New York City
Sushi on Jones: Sushi fans missing David Bouhadana can now find the master at a tiny kiosk in the new Bowery Market. Unfortunately, Bouhadana isn’t making the sushi, but it’s his operation. And at $50 for 12 pieces and a hand roll, it’s still worth a visit (and it’s BYOB).
Pondicheri: An outlet of Houston’s popular Pondicheri has finally landed in NYC with Indian-inflected breakfast offerings, like a roti wrap with masala eggs, morning thali and coconut pancakes. At lunch, there are salads, curries and kebabs, whereas dinner, soon to follow, will be a bit less casual.
Ladybird: Ravi DeRossi’s conversion of his restaurants and bars to all meat-free establishments is charging forward with this vegetable tapas spot and bar in the former Bourgeois Pig space. On the menu, there’s vegetable charcuterie; a trio of gazpachos including honeydew, watermelon and corn; and quinoa croquettes with Sichuan salsa.
Fifty: The space that once housed Commerce sat empty for quite a while, but now, it’s back with the kitchen helmed by Ecuadorian-born Luis Jaramillo. He’s cooking dishes, like fluke ceviche with smoked uni, cilantro, lime and sweet potato, and stout-marinated roast chicken with asparagus in a mint-oregano sauce.
Afghani Kabob House: Traditional Afghan dishes, like kebabs in beef, chicken and lamb varieties, are on the menu at this Beverly Hills restaurant, alongside mantu, or dumplings, and quabili pallow, or lamb shank with raisins, carrots and rice.
Revival: Crista Luedtke knows a thing or two about Sonoma dining; she owns a slew of places in wine country. Her newest venture is a redo of the restaurant at Applewood Inn and Spa, and it’s swanky. The team relies on locally foraged items, like sea beans and seaweed, for the dishes, and dinner options include duck breast with edible flowers, blackberries and beets.
Dixie: Southern food gets a modern touch in dishes like country ham with grilled peaches, arugula and fromage blanc; succotash with catfish, soy beans, squash, corn and harissa; and a pimento cheese tamale with a fried green tomato.
Duke’s Counter: After an afternoon at the National Zoo, stop by this place for burgers, fries and a well-stocked bar. Do late-night drinks on the patio, which is open until 2 a.m., or hit up the bottomless brunch, if a mimosa in each hand with a full English breakfast is your style.

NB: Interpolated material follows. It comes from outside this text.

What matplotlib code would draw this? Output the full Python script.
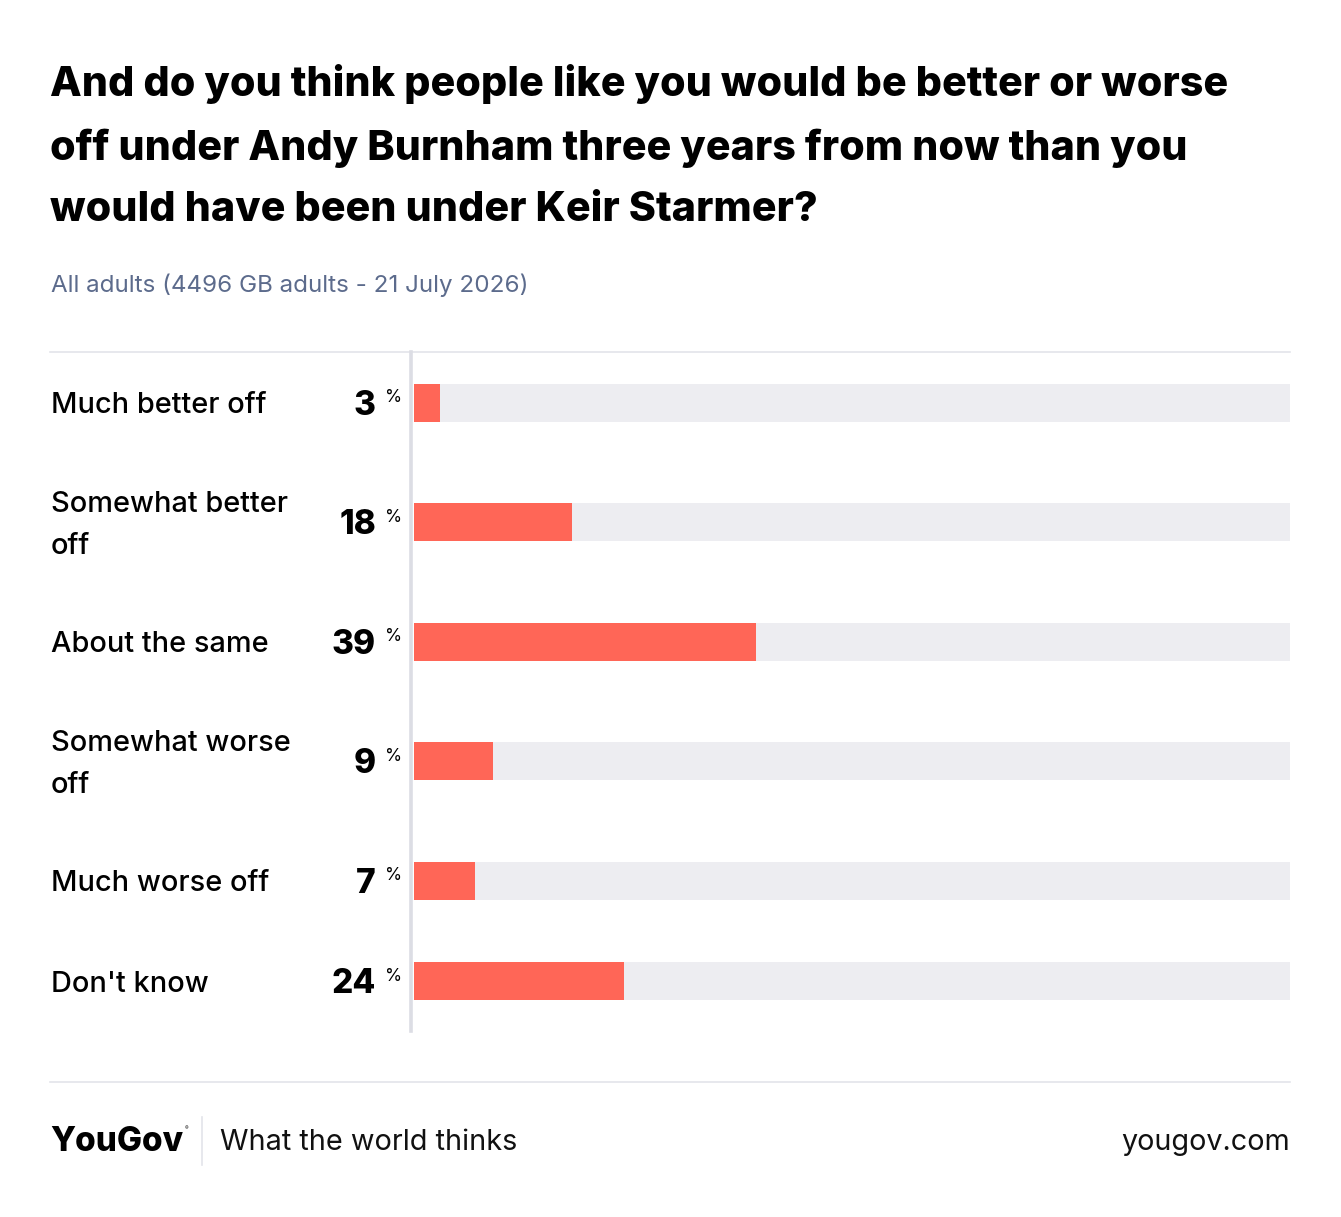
import matplotlib
matplotlib.use("Agg")
import matplotlib.pyplot as plt
import matplotlib.transforms as mtransforms
from matplotlib.lines import Line2D

# ---- data ----
categories = ["Much better off", "Somewhat better\noff", "About the same",
              "Somewhat worse\noff", "Much worse off", "Don't know"]
values = [3, 18, 39, 9, 7, 24]

title = ("And do you think people like you would be better or worse\n"
         "off under Andy Burnham three years from now than you\n"
         "would have been under Keir Starmer?")
subtitle = "All adults (4496 GB adults - 21 July 2026)"

# ---- layout ----
W, H = 1341, 1217
row_pos = [0, 1, 2, 3, 4, 4.837]
unit = 119.5
bar_color = "#ff6657"
track_color = "#ededf1"
FONT = "Inter"

plt.rcParams["font.family"] = [FONT, "DejaVu Sans"]

fig = plt.figure(figsize=(W / 100, H / 100), dpi=100)
fig.patch.set_facecolor("white")

def fx(x):
    return x / W

def fy(y):
    return 1 - y / H

# title
fig.text(fx(50), fy(64), title, ha="left", va="top", fontsize=29.7,
         fontweight="heavy", color="#000000", linespacing=1.77)
fig.text(fx(51), fy(285), subtitle, ha="left", va="center", fontsize=17.4,
         color="#5c6b8c")

# separators
fig.add_artist(Line2D([fx(50), fx(1290)], [fy(352), fy(352)], color="#e3e4ea", lw=1.2))
fig.add_artist(Line2D([fx(50), fx(1290)], [fy(1082), fy(1082)], color="#e3e4ea", lw=1.2))
fig.add_artist(Line2D([fx(411), fx(411)], [fy(352), fy(1031)], color="#dcdde4", lw=2.6))

# bar axes
ax_top, ax_bot = 352, 1030
ax = fig.add_axes([fx(414), fy(ax_bot), fx(1290 - 414), (ax_bot - ax_top) / H])
ax.set_xlim(0, 100)
ax.set_ylim((ax_bot - 403) / unit, -(403 - ax_top) / unit)
ax.axis("off")
bh = 38 / unit
ax.barh(row_pos, [100] * len(values), height=bh, color=track_color, lw=0)
ax.barh(row_pos, values, height=bh, color=bar_color, lw=0)

trans = mtransforms.blended_transform_factory(fig.transFigure, ax.transData)
for pos, cat, v in zip(row_pos, categories, values):
    ax.text(fx(51), pos + 3 / unit, cat, transform=trans, ha="left", va="center",
            fontsize=20.8, color="#000000", linespacing=1.76, fontweight="medium")
    ax.text(fx(376), pos + 3 / unit, str(v), transform=trans, ha="right", va="center",
            fontsize=24, fontweight="heavy", color="#000000")
    ax.text(fx(385), pos - 5 / unit, "%", transform=trans, ha="left", va="center",
            fontsize=12.5, color="#000000")

# footer
fig.text(fx(50), fy(1142), "YouGov", ha="left", va="center", fontsize=24,
         fontweight="heavy", color="#000000")
fig.text(fx(185), fy(1129), "®", ha="left", va="center", fontsize=4, color="#000000")
fig.add_artist(Line2D([fx(202), fx(202)], [fy(1117), fy(1165)], color="#e3e4ea", lw=1.2))
fig.text(fx(220), fy(1143), "What the world thinks", ha="left", va="center",
         fontsize=20.8, color="#111111")
fig.text(fx(1290), fy(1143), "yougov.com", ha="right", va="center",
         fontsize=20.7, color="#111111")

fig.savefig("out.png", dpi=100, facecolor="white")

801 Restaurant & Bar: The neon sign says Good Vibes Only, and that’s exactly what you’ll find on the rooftop bar of this soon-to-be ultimate happy hour spot. After a round of drinks, head into the brightly lit dining area for pan-seared cauliflower served on a bed of vibrant sweet potato purėe or classic steak frites.
Prohibition Creamery: An even subtler way to drink than sipping from a flask? Boozy ice cream—and in flavors like signature bourbon and tiramisu, as well as a pineapple tequila sorbet. Those who take an 18th Amendment approach to their dessert can enjoy booze-free options, like dark chocolate sorbet and salted caramel.
Toss: East Coast meets Lone Star in the best form possible here—pizza. Specifically, thin-crust pies topped with smoked brisket, onions and pickles. There are also dreamy apps, like stuffed pretzels and loaded potato chips, plus enough margaritas to quench your thirst for days.
Snooze, an A.M. Eatery: Anyone who’s ever asked for a brunch rec in Denver knows how much Colorado residents love this morning chain. And it’s clear why: A place that offers a pancake flight (including the famous pineapple upside-down flavor) is the place to be. With locations in California, Austin and Arizona, this is the first for Houston.
Rusted Crow: The distiller by the same now has a restaurant that channels modern steampunk like no other. To eat, there’s a pico burger with fried avocado, Flamin’ Hot Cheetos and queso fresco, and a mac ‘n cheese burger, plus a couple of veggie options, including a Brussels sprout salad. Since this is a distillery after all, there are, of course, cocktails.
Bulla Gastrobar: Find the second location of this tapas joint in Doral, where the cured meats and cheese flow as freely as the wine. There’s also a whole section of the menu devoted to eggs: Don’t stop at tortilla español and ham croquettes, though, because brandy-infused brioche French toast is waiting for you on the dessert menu.
All Day: The light-up sign behind this coffee bar, which has the biggest La Marzocco Strada espresso machine in the world, ensures you know right away that any of the 10 coffee menu items are not to be missed. Pair your drink with a runny egg sandwich or sweet riffs on Hostess cupcakes and Twix bars. You’ll never want to leave.